Emboldened congressional Democrats are doing their best to drown out President George W. Bush's State of the Union speech with two themes: Sending more troops to Iraq is not a new strategy, and the president and his Republican allies are no longer solely in charge of national policy.
"I don't particularly view this surge program as a change in strategy at all," said freshman Democratic Sen. Jim Webb, the Vietnam veteran chosen to deliver his party's response to Bush's speech Tuesday night.
"I don't see it as strategic, other than perhaps politically strategic," Webb said in a conference call Monday with reporters. "It's just a lot more flailing around rather than coming up with something specific that's going to end our involvement and bring better stability to the region."
Democrats delivered that same message when Bush unveiled his plan two weeks ago. In recent days, party leaders have amplified to assert that Democrats with their newly-won majority in both houses of Congress intend to play an equal role with Bush in shaping national policy.
They even called their opening salvo "The State of Our Union" - speeches given Friday by Senate Majority Leader Harry Reid and House Speaker Nancy Pelosi at the National Press Club - in an effort to frame the coverage in their terms.
Pelosi, the first female speaker of the House, appropriated the traditional key line of any president's annual speech to Congress.
"The state of our union is strong," she declared.
Strong, but troubled by an unpopular and costly war, Democrats say. Bush is expected to continue to argue that the current challenge is winning, and winning can't be done without his proposed increase of 21,500 troops in Iraq.
Democrats have been treading carefully around several traps in the run-up to Webb's official response, which he will deliver from the Capitol's paneled Mansfield Room. Party leaders gave him an outline of what it should include. "I pretty much decided to write it myself, but with the understanding that I am speaking for the Democratic Party," Webb said.

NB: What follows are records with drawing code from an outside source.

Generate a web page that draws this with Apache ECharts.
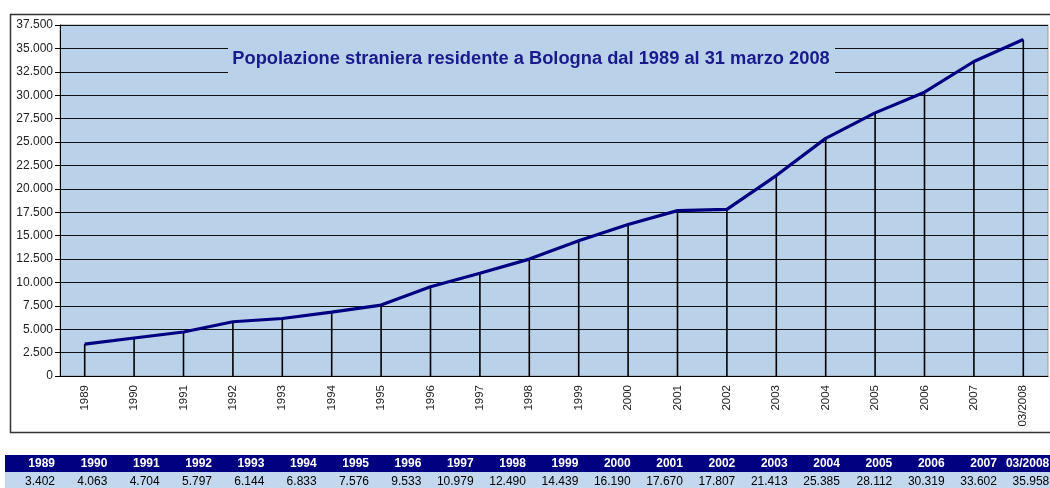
<!DOCTYPE html>
<html><head><meta charset="utf-8">
<script src="https://cdn.jsdelivr.net/npm/echarts@6/dist/echarts.min.js"></script>
<style>html,body{margin:0;padding:0;background:#fff}#c{width:1050px;height:488px}</style>
</head><body><div id="c"></div>
<script>
const categories = ['1989','1990','1991','1992','1993','1994','1995','1996','1997','1998','1999','2000','2001','2002','2003','2004','2005','2006','2007','03/2008'];
const values = [3402,4063,4704,5797,6144,6833,7576,9533,10979,12490,14439,16190,17670,17807,21413,25385,28112,30319,33602,35958];
const yMin = 0, yMax = 37500, yStep = 2500;
const titleText = 'Popolazione straniera residente a Bologna dal 1989 al 31 marzo 2008';

const FONT = '"Liberation Sans", Arial, sans-serif';
const PLOT_BG = '#BAD1EA';
const NAVY = '#000080';
const fmt = v => String(v).replace(/\B(?=(\d{3})+(?!\d))/g, '.');

const chart = echarts.init(document.getElementById('c'), null, {renderer: 'canvas'});

// table graphics built from the arrays
const tableEls = [];
tableEls.push({type:'rect', shape:{x:5, y:455, width:1050, height:17}, style:{fill:NAVY}, silent:true});
tableEls.push({type:'rect', shape:{x:5, y:472, width:1050, height:20}, style:{fill:'#C3D7EE'}, silent:true});
categories.forEach((c, i) => {
  const xr = 55 + i * 52.33;
  tableEls.push({type:'text', style:{text:c, x:xr, y:463.5, align:'right', verticalAlign:'middle',
    fill:'#fff', font:'bold 12px ' + FONT}, silent:true});
  tableEls.push({type:'text', style:{text:fmt(values[i]), x:xr, y:482, align:'right', verticalAlign:'middle',
    fill:'#000', font:'12px ' + FONT}, silent:true});
});

chart.setOption({
  animation: false,
  backgroundColor: '#fff',
  grid: {left: 60, top: 25, right: 2, bottom: 112, show: true, backgroundColor: PLOT_BG,
    borderColor: '#9a9a9a', borderWidth: 1, containLabel: false},
  xAxis: {
    type: 'category', data: categories, boundaryGap: true,
    axisLine: {show: true, lineStyle: {color: '#000', width: 1}},
    axisTick: {show: false},
    axisLabel: {rotate: 90, margin: 9, fontSize: 11.5, color: '#222', fontFamily: FONT}
  },
  yAxis: {
    type: 'value', min: yMin, max: yMax, interval: yStep,
    axisLine: {show: true, lineStyle: {color: '#000', width: 1}},
    axisTick: {show: true, inside: false, length: 5, lineStyle: {color: '#000'}},
    axisLabel: {fontSize: 12, color: '#222', fontFamily: FONT, margin: 7, formatter: v => fmt(v)},
    splitLine: {show: true, lineStyle: {color: '#111', width: 1.2}}
  },
  series: [
    {type: 'bar', data: values, barWidth: 1.6, itemStyle: {color: '#000'}, silent: true, z: 1},
    {type: 'line', data: values, showSymbol: false, symbol: 'none',
      lineStyle: {color: NAVY, width: 3.2}, z: 3, silent: true}
  ],
  graphic: [
    {type:'rect', shape:{x:10.5, y:14.5, width:1100, height:418}, style:{fill:'none', stroke:'#333', lineWidth:1.5}, silent:true, z: -1},
    {type:'rect', shape:{x:228, y:46, width:607, height:29}, style:{fill:PLOT_BG}, silent:true, z: 10},
    {type:'text', style:{text:titleText, x:531, y:59, align:'center', verticalAlign:'middle',
      fill:'#1A1A8C', font:'bold 18.3px ' + FONT}, silent:true, z: 11},
    ...tableEls
  ]
});
</script></body></html>
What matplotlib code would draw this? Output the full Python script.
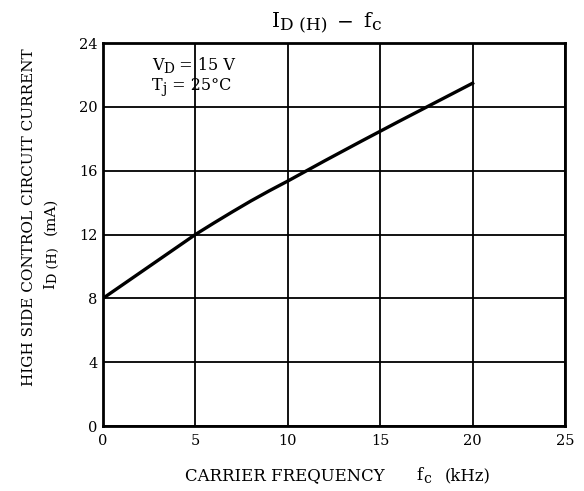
import matplotlib
matplotlib.use("Agg")
import matplotlib.pyplot as plt
from matplotlib.transforms import offset_copy

# carrier frequency (kHz) vs high side control circuit current (mA)
freq = [0, 1, 2, 3, 4, 5, 6, 7, 8, 9, 10, 12, 14, 16, 18, 20]
current = [8.0, 8.8, 9.6, 10.4, 11.2, 12.0, 12.72, 13.42, 14.1, 14.74,
           15.35, 16.62, 17.86, 19.08, 20.28, 21.48]

xticks = [0, 5, 10, 15, 20, 25]
yticks = [0, 4, 8, 12, 16, 20, 24]

plt.rcParams['font.family'] = 'DejaVu Serif'

W, H = 584, 491
fig = plt.figure(figsize=(W / 100, H / 100), dpi=100)
ax = fig.add_axes([103 / W, 1 - 426 / H, 462 / W, 383 / H])


def rich(x, y, parts, size, rotation=0, ha='left'):
    # parts: (text, scale, drop in px) or a number = gap in px
    # x, y are pixel coords (from top-left) of the baseline start
    r = fig.canvas.get_renderer()
    items = []
    for p in parts:
        if isinstance(p, (int, float)):
            items.append((None, p, 0))
            continue
        s, sc, drop = p
        t = fig.text(0, 0, s, fontsize=size * sc, rotation=rotation,
                     rotation_mode='anchor', ha='left', va='baseline')
        bb = t.get_window_extent(r)
        w = bb.height if rotation == 90 else bb.width
        items.append((t, w, drop))
    total = sum(w for _, w, _ in items)
    pos = {'left': 0, 'center': -total / 2}[ha]
    for t, w, drop in items:
        if t is not None:
            if rotation == 90:
                tr = offset_copy(fig.transFigure, fig=fig, x=drop, y=pos, units='dots')
            else:
                tr = offset_copy(fig.transFigure, fig=fig, x=pos, y=-drop, units='dots')
            t.set_position((x / W, 1 - y / H))
            t.set_transform(tr)
        pos += w


ax.plot(freq, current, color='black', lw=2.4)

ax.set_xlim(0, 25)
ax.set_ylim(0, 24)
ax.set_xticks(xticks)
ax.set_yticks(yticks)
ax.grid(True, color='black', lw=1.3)
ax.tick_params(length=0, labelsize=10.5)
ax.tick_params(axis='x', pad=6)
ax.tick_params(axis='y', pad=4)
for s in ax.spines.values():
    s.set_linewidth(2)

# title
rich(326, 27, [('I', 1, 0), ('D (H)', 0.85, 3), 10, ('\u2212', 1, 0), 9,
               ('f', 1, 0), ('c', 0.85, 3)], 14.5, ha='center')

# x label
rich(185, 480, [('CARRIER FREQUENCY', 1, 0), 32, ('f', 1, 0), ('c', 0.85, 3),
                14, ('(kHz)', 1, 0)], 11.9)

# y label
fig.text(29 / W, 1 - 217 / H, 'HIGH SIDE CONTROL CIRCUIT CURRENT', rotation=90,
         ha='center', va='center', fontsize=11)
rich(54, 289, [('I', 1, 0), ('D (H)', 0.85, 3), 12, ('(mA)', 1, 0)], 11,
     rotation=90)

# conditions
rich(152, 70, [('V', 1, 0), ('D', 0.85, 3), (' = 15 V', 1, 0)], 11.5)
rich(152, 90, [('T', 1, 0), ('j', 0.85, 3), (' = 25\u00b0C', 1, 0)], 11.5)

fig.savefig('out.png', dpi=100)
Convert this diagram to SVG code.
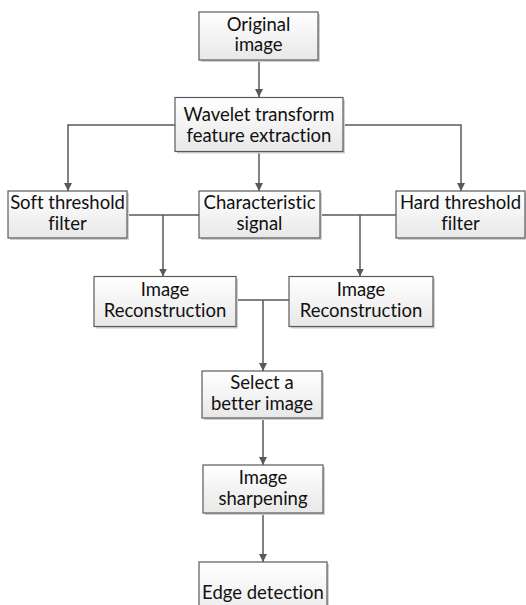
<svg xmlns="http://www.w3.org/2000/svg" width="526" height="605" viewBox="0 0 526 605">
<defs>
<linearGradient id="g" x1="0" y1="0" x2="0" y2="1">
<stop offset="0" stop-color="#ffffff"/>
<stop offset="1" stop-color="#e8e8e8"/>
</linearGradient>
<marker id="a" viewBox="0 0 10 10" refX="10" refY="5" markerWidth="8" markerHeight="8" markerUnits="userSpaceOnUse" orient="auto">
<path d="M0,0 L10,5 L0,10 z" fill="#595959"/>
</marker>
<style>
.s{fill:#d0d0d0;stroke:none}
.b{fill:url(#g);stroke:#5a5a5a;stroke-width:1.2}
text{font-family:Lato,"Open Sans","Liberation Sans",sans-serif;font-size:18.5px;fill:#111111;text-anchor:middle;font-variant-ligatures:none;font-feature-settings:"liga" 0,"dlig" 0}
.c{fill:none;stroke:#595959;stroke-width:1.5}
.ar{marker-end:url(#a)}
</style>
</defs>
<rect width="526" height="605" fill="#ffffff"/>
<g id="connectors">
<path class="c ar" d="M259,60 V97"/>
<path class="c ar" d="M175,125 H68 V191"/>
<path class="c ar" d="M259,151.5 V191"/>
<path class="c ar" d="M343,125 H461 V191"/>
<path class="c" d="M127,215 H199"/>
<path class="c ar" d="M163,215 V276.5"/>
<path class="c" d="M320,215 H396"/>
<path class="c ar" d="M360,215 V276.5"/>
<path class="c" d="M236,300 H289"/>
<path class="c ar" d="M263,300 V371"/>
<path class="c ar" d="M263,418 V465"/>
<path class="c ar" d="M263,513 V562"/>
</g>
<g id="n1">
<rect class="s" x="201" y="14" width="119" height="48"/>
<rect class="b" x="199" y="12" width="119" height="48"/>
<text x="258.5" y="31">Original</text>
<text x="258.5" y="51">image</text>
</g>
<g id="n2">
<rect class="s" x="177" y="99.5" width="168" height="54"/>
<rect class="b" x="175" y="97.5" width="168" height="54"/>
<text x="259" y="121">Wavelet transform</text>
<text x="259" y="142">feature extraction</text>
</g>
<g id="n3">
<rect class="s" x="10" y="193" width="119" height="47"/>
<rect class="b" x="8" y="191" width="119" height="47"/>
<text x="67.5" y="209">Soft threshold</text>
<text x="67.5" y="230">filter</text>
</g>
<g id="n4">
<rect class="s" x="201" y="193" width="121" height="47"/>
<rect class="b" x="199" y="191" width="121" height="47"/>
<text x="259.5" y="209">Characteristic</text>
<text x="259.5" y="230">signal</text>
</g>
<g id="n5">
<rect class="s" x="398" y="193" width="129" height="47"/>
<rect class="b" x="396" y="191" width="129" height="47"/>
<text x="460.5" y="209">Hard threshold</text>
<text x="460.5" y="230">filter</text>
</g>
<g id="n6">
<rect class="s" x="96" y="278.5" width="142" height="50"/>
<rect class="b" x="94" y="276.5" width="142" height="50"/>
<text x="165" y="296">Image</text>
<text x="165" y="317">Reconstruction</text>
</g>
<g id="n7">
<rect class="s" x="291" y="278.5" width="144" height="50"/>
<rect class="b" x="289" y="276.5" width="144" height="50"/>
<text x="361" y="296">Image</text>
<text x="361" y="317">Reconstruction</text>
</g>
<g id="n8">
<rect class="s" x="204" y="373" width="120" height="47"/>
<rect class="b" x="202" y="371" width="120" height="47"/>
<text x="262" y="389">Select a</text>
<text x="262" y="410">better image</text>
</g>
<g id="n9">
<rect class="s" x="205" y="467" width="120" height="48"/>
<rect class="b" x="203" y="465" width="120" height="48"/>
<text x="263" y="484">Image</text>
<text x="263" y="505">sharpening</text>
</g>
<g id="n10">
<rect class="s" x="201" y="564" width="128" height="60"/>
<rect class="b" x="199" y="562" width="128" height="60"/>
<text x="263" y="599">Edge detection</text>
</g>
</svg>
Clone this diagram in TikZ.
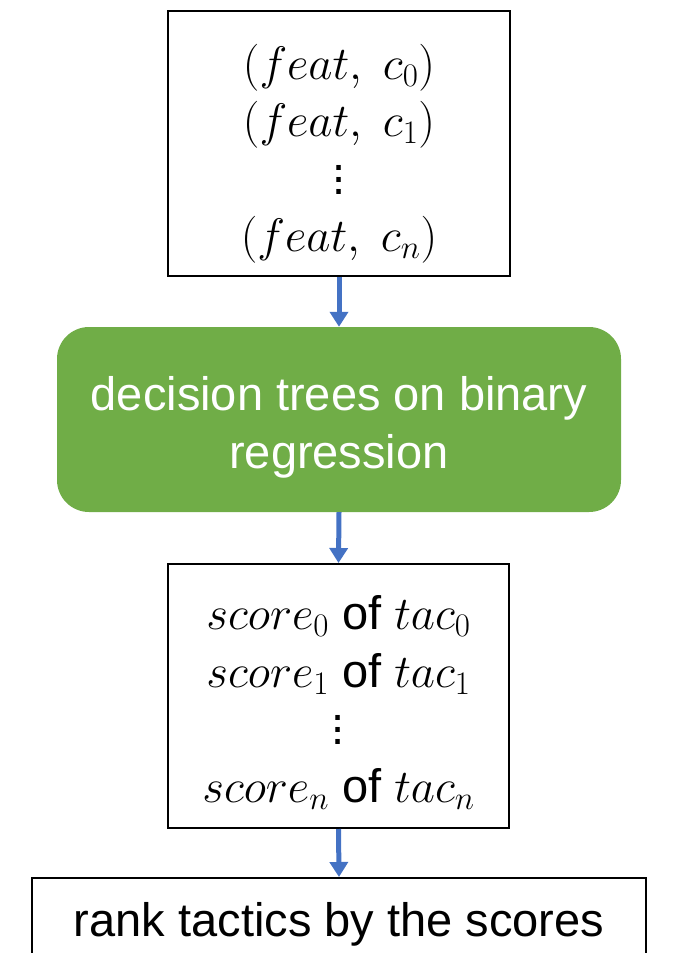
\RequirePackage{fix-cm}
\documentclass[tikz,border=0pt]{standalone}
\usepackage[no-math]{fontspec}
\setmainfont{Liberation Sans}
\usetikzlibrary{positioning, arrows.meta}
\definecolor{mygreen}{HTML}{70AD47}
\definecolor{myblue}{HTML}{4472C4}
\newcommand{\colvdots}{\vbox{\baselineskip=12pt\lineskiplimit=0pt\hbox{.}\hbox{.}\hbox{.}}}
\tikzset{
	boxnode/.style={
			draw=black,
			line width=2pt,
			fill=white,
			inner sep=0pt,
			align=center
		},
	modelnode/.style={
			fill=mygreen,
			rounded corners=32pt,
			text=white,
			inner sep=0pt,
			align=center
		},
	flowarrow/.style={
			-{Triangle[length=15pt,width=18pt]},
			draw=myblue,
			line width=5pt
		}
}
\tikzset{
	bigtext/.style={font=\fontsize{47}{58}\selectfont}
}
\tikzset{
	mathtext/.style={font=\fontsize{47}{57.5}\selectfont}
}

\begin{document}
\begin{tikzpicture}[x=1pt,y=-1pt]
        \useasboundingbox (0,0) rectangle (677,953);
        \clip (0,0) rectangle (677,953);

        \node[boxnode, mathtext, minimum width=342pt, minimum height=265pt] at (339,143.5) (feats)
            {\rule{0pt}{56pt}$(feat,\; c_0)$\\ $(feat,\; c_1)$\\ \colvdots\\ $(feat,\; c_n)$};
        \node[modelnode, bigtext, minimum width=564pt, minimum height=185pt] at (339,419.5) (model)
            {\rule{0pt}{50pt}decision trees on binary\\ regression};
        \node[boxnode, mathtext, minimum width=341pt, minimum height=264pt] at (338.5,696) (scores)
            {\rule{0pt}{47pt}$score_0$ of $tac_0$\\ $score_1$ of $tac_1$\\ \colvdots\\ $score_n$ of $tac_n$};
        \node[boxnode, bigtext, anchor=north, minimum width=614pt, inner sep=24pt] at (339,877) (rank)
            {rank tactics by the scores};

        \draw[flowarrow] (feats.south) -- (model.north);
        \draw[flowarrow] (model.south) -- (scores.north);
        \draw[flowarrow] (scores.south) -- (rank.north);
\end{tikzpicture}
\end{document}
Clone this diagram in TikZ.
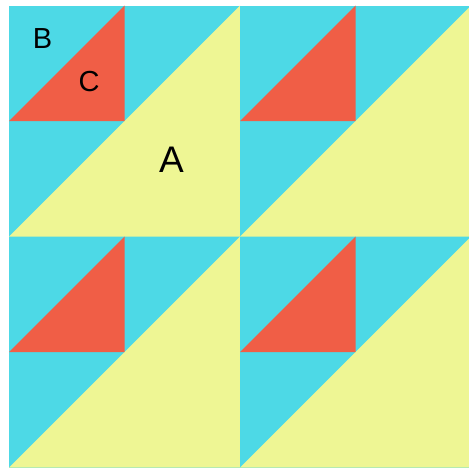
\documentclass[tikz,border=0pt]{standalone}
\usepackage{fontspec}
\setmainfont{Liberation Sans}
\definecolor{qcyan}{RGB}{77,217,230}
\definecolor{qred}{RGB}{240,94,70}
\definecolor{qyellow}{RGB}{238,246,148}
\tikzset{
  lbl/.style={inner sep=0pt, text=black, font=\fontsize{29}{29}\selectfont},
  biglbl/.style={inner sep=0pt, text=black, font=\fontsize{37}{37}\selectfont}
}
\begin{document}
\begin{tikzpicture}[x=1pt,y=-1pt]
\useasboundingbox (0,0) rectangle (469,472);
\fill[white] (0,0) rectangle (469,472);
\begin{scope}
\clip (0,0) rectangle (469,472);
\foreach \ox/\oy in {9/5.5, 240/5.5, 9/236.5, 240/236.5} {
  \begin{scope}[shift={(\ox,\oy)}]
    \fill[qcyan] (0,0) rectangle (231,231);
    \fill[qyellow] (0,231) -- (231,0) -- (231,231) -- cycle;
    \fill[qred] (0,115.5) -- (115.5,0) -- (115.5,115.5) -- cycle;
  \end{scope}
}
\end{scope}
\node[lbl] (B) at (42.5,38.5) {B};
\node[lbl] (C) at (89,82) {C};
\node[biglbl] (A) at (171.5,159.5) {A};
\end{tikzpicture}
\end{document}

Whether to continue funding the war and Iraqi reconstruction is perhaps the most prickly question for Democrats.
Reid last week rejected the notion that Congress would withhold funds for the war in an effort to force Bush to end it. Pelosi's message was more nuanced. The war should not be "an obligation of the American people in perpetuity," she suggested on ABC's "Good Morning America" program on Friday.
She suggested Bush had political motives for the surge in troops, a suggestion the White House called "poisonous."
Webb told reporters Monday that his "gut instinct" is to vote against more U.S. cash to be spent on Iraqi reconstruction until he's received a full accounting of the money already expended on it. In recent interviews he has drawn a connection between American dollars being spent on Iraqi reconstruction and those being spent to help New Orleans and the Gulf Coast recover from the ravages of Hurricane Katrina, prompting questions about whether he wants reconstruction money diverted from Iraq to Louisiana, Mississippi and Alabama, the AP says.
"If we're putting all this money into Iraq and ignoring New Orleans, then we're doing something wrong," he told reporters.
But he wouldn't say whether that sentiment would find its way into his speech Tuesday night. A knowledgeable Democratic official who spoke on condition of anonymity said the issue did not appear in an early draft.
"I do not intend to deliver a particularly partisan speech," Webb said.